PROBLEM -
Locate every line in the records below that holds the word "Generate" and return each one.

DATASET EXCERPTS -
(begin)

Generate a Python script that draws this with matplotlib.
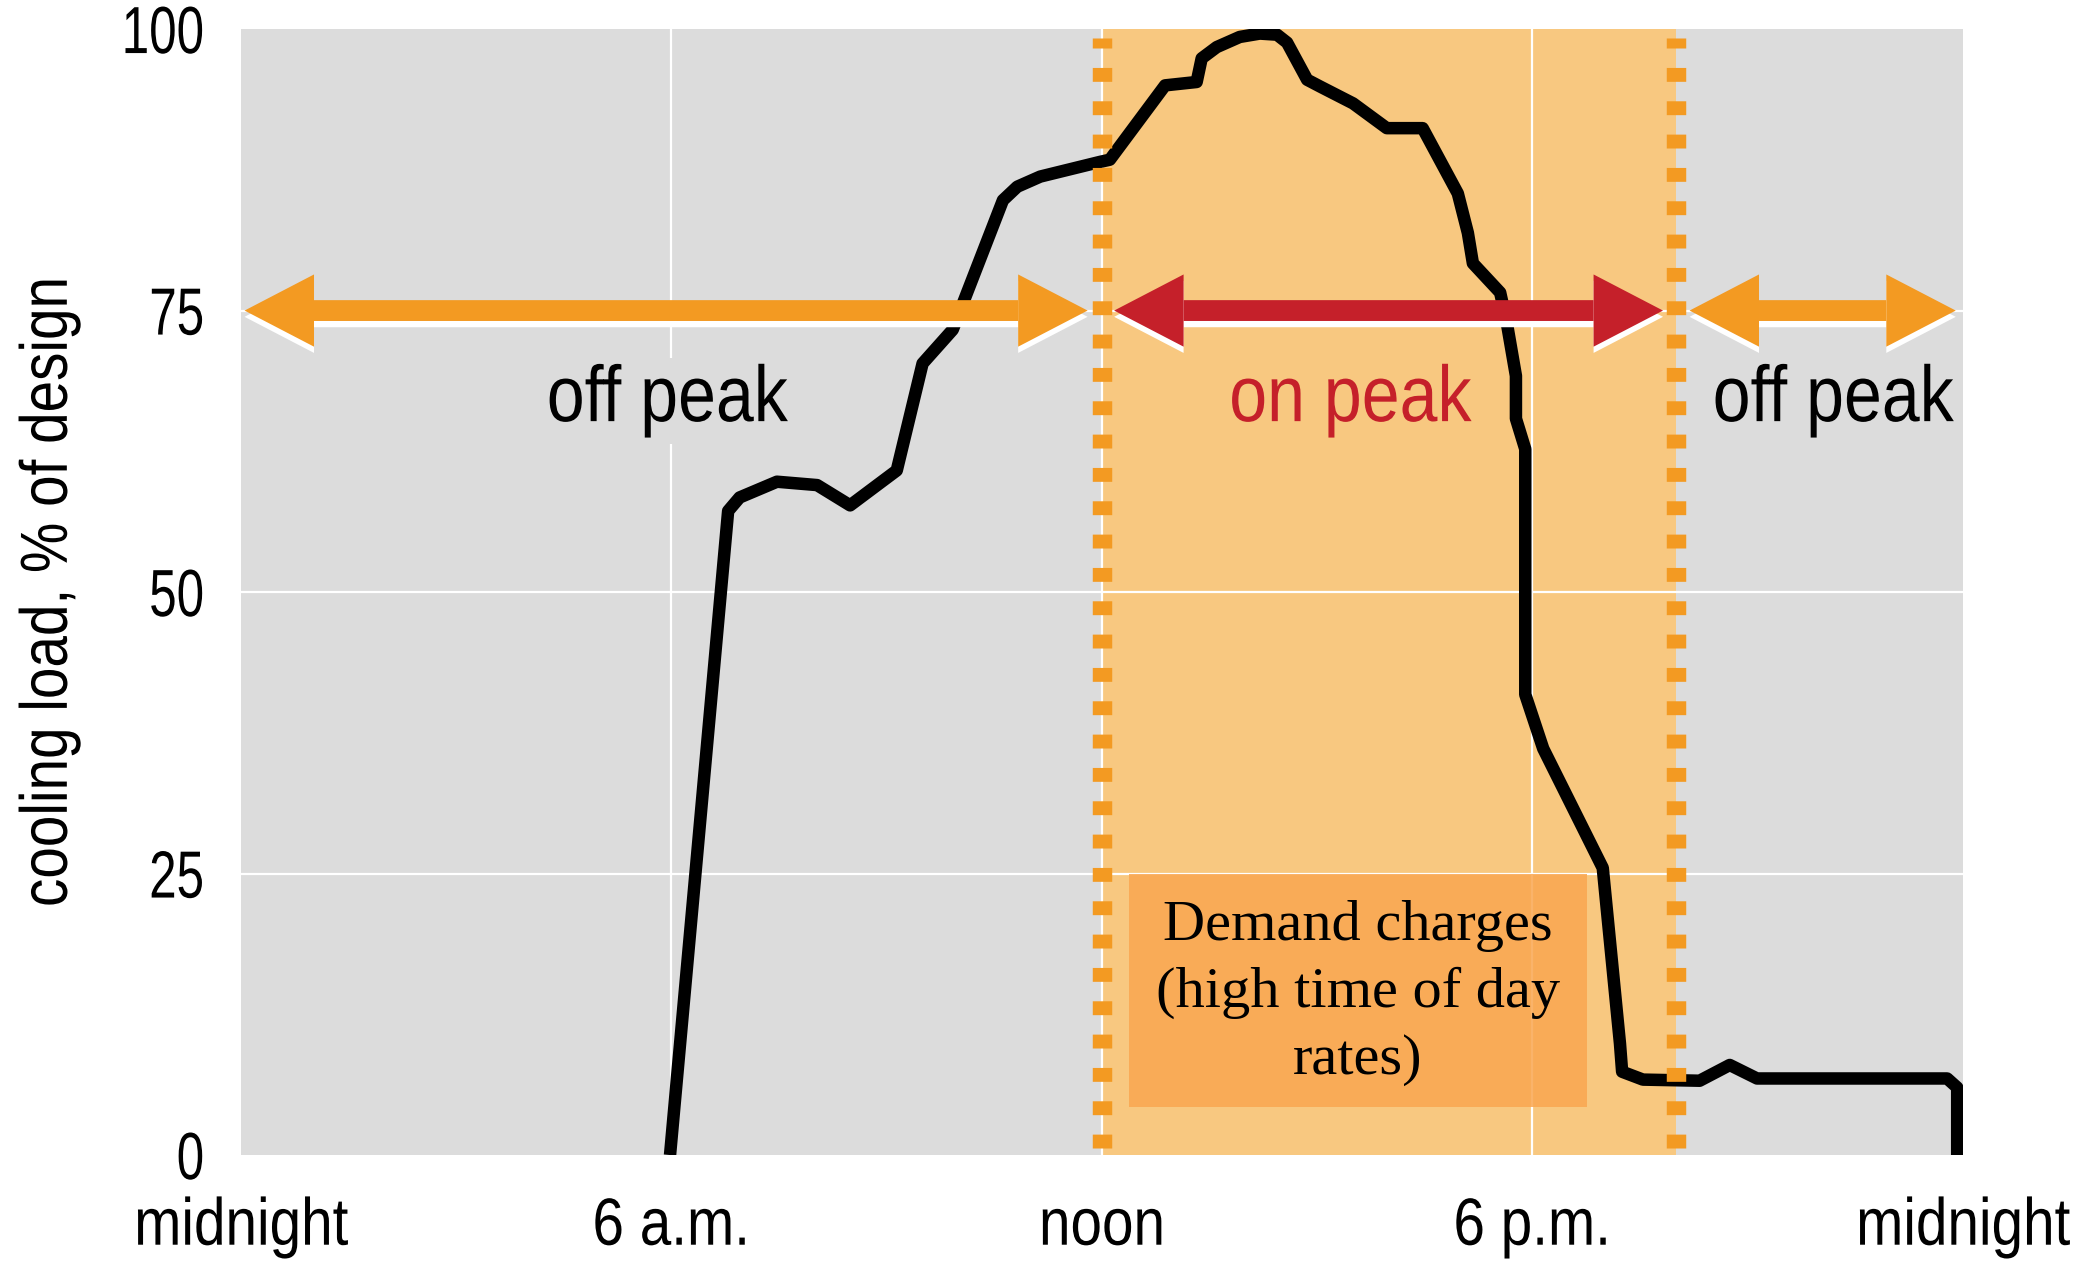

(end)
(begin)

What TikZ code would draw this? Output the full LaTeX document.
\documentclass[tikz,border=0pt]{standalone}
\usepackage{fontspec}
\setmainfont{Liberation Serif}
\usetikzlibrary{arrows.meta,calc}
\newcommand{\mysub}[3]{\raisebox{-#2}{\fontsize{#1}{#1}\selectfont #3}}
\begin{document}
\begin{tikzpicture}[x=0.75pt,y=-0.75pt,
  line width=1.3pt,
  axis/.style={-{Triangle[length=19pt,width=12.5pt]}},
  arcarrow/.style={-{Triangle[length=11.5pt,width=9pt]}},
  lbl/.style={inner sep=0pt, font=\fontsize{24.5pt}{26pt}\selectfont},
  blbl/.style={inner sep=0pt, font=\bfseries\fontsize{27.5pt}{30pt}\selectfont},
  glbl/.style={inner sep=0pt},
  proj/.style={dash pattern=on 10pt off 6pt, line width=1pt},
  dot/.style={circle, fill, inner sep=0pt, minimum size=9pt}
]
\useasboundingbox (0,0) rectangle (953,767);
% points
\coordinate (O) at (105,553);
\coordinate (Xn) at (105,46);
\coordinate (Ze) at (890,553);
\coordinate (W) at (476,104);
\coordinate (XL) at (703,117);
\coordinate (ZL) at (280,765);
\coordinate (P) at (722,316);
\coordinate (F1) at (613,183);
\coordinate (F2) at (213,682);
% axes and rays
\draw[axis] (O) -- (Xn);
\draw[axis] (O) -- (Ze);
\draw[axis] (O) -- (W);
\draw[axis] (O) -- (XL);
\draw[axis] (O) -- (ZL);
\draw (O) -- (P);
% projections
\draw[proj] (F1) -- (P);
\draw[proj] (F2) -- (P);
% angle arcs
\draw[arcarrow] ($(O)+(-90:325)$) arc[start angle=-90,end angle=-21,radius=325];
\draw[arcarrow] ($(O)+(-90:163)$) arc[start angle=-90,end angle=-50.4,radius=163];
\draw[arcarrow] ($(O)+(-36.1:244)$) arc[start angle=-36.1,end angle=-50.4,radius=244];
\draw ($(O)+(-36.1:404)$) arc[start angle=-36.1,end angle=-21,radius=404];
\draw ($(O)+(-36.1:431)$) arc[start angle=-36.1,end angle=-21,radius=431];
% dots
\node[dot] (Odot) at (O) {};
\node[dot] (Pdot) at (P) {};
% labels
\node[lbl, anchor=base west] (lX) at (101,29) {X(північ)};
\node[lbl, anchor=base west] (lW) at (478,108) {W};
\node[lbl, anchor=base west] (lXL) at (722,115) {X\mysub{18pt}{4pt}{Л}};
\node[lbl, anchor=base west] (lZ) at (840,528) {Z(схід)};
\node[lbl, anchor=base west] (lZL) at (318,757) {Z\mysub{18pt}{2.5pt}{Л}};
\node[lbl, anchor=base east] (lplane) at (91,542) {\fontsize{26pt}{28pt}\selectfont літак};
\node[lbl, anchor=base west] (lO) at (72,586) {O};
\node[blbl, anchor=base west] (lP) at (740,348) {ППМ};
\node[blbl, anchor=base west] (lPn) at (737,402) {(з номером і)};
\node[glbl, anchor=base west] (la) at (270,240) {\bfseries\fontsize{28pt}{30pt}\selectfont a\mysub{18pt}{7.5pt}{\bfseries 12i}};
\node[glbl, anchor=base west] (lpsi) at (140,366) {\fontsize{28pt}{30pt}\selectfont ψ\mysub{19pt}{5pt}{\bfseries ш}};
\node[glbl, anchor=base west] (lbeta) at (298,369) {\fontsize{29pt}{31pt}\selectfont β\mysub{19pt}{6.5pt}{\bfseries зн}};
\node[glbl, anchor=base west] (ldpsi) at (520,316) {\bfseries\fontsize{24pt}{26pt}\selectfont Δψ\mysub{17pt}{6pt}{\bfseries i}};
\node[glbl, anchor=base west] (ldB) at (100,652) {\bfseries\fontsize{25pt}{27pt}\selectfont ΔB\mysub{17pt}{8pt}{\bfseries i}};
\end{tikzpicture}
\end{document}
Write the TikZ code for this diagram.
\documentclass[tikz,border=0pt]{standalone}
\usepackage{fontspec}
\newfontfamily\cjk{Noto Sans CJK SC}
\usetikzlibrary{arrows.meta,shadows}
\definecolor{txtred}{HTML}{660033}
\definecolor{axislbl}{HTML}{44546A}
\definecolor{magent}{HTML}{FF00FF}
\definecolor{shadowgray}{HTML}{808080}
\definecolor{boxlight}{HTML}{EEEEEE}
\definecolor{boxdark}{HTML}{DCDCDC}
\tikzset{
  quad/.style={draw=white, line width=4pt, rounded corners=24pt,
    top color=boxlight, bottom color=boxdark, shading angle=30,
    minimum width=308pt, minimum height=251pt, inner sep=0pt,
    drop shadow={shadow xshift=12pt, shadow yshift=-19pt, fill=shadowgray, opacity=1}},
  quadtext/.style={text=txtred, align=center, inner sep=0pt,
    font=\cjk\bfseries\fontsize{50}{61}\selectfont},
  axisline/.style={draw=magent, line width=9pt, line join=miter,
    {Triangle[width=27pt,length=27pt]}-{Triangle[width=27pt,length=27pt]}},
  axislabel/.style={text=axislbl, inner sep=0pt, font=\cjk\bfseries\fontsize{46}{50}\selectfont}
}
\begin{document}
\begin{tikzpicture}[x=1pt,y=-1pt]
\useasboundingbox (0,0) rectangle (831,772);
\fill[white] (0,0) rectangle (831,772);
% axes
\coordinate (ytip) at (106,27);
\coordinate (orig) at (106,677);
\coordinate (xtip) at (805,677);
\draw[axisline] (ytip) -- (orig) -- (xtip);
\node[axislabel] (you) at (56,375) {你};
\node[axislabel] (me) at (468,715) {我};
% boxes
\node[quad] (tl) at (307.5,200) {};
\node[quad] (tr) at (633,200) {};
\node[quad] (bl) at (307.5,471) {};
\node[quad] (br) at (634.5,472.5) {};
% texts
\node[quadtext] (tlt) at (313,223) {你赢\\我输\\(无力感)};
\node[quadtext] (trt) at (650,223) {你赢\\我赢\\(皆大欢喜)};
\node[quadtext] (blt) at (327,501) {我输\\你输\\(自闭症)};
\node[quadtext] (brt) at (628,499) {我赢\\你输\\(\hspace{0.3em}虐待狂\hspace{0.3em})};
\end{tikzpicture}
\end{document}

(end)
(begin)

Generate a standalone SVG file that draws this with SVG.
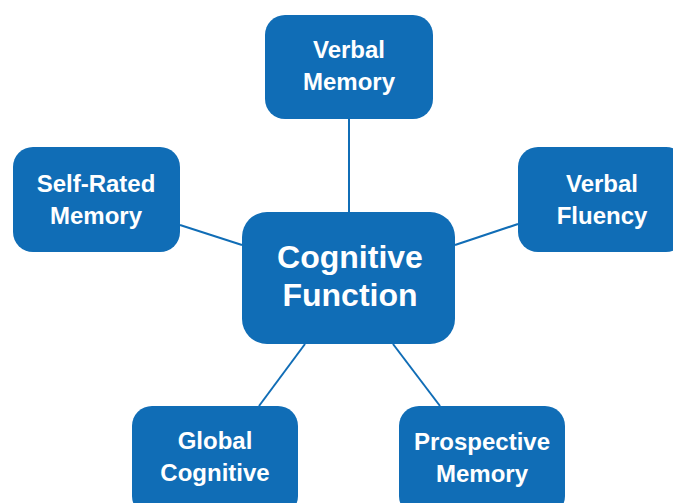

(end)

FULL OUTPUT -
Generate a Python script that draws this with matplotlib.
Generate a standalone SVG file that draws this with SVG.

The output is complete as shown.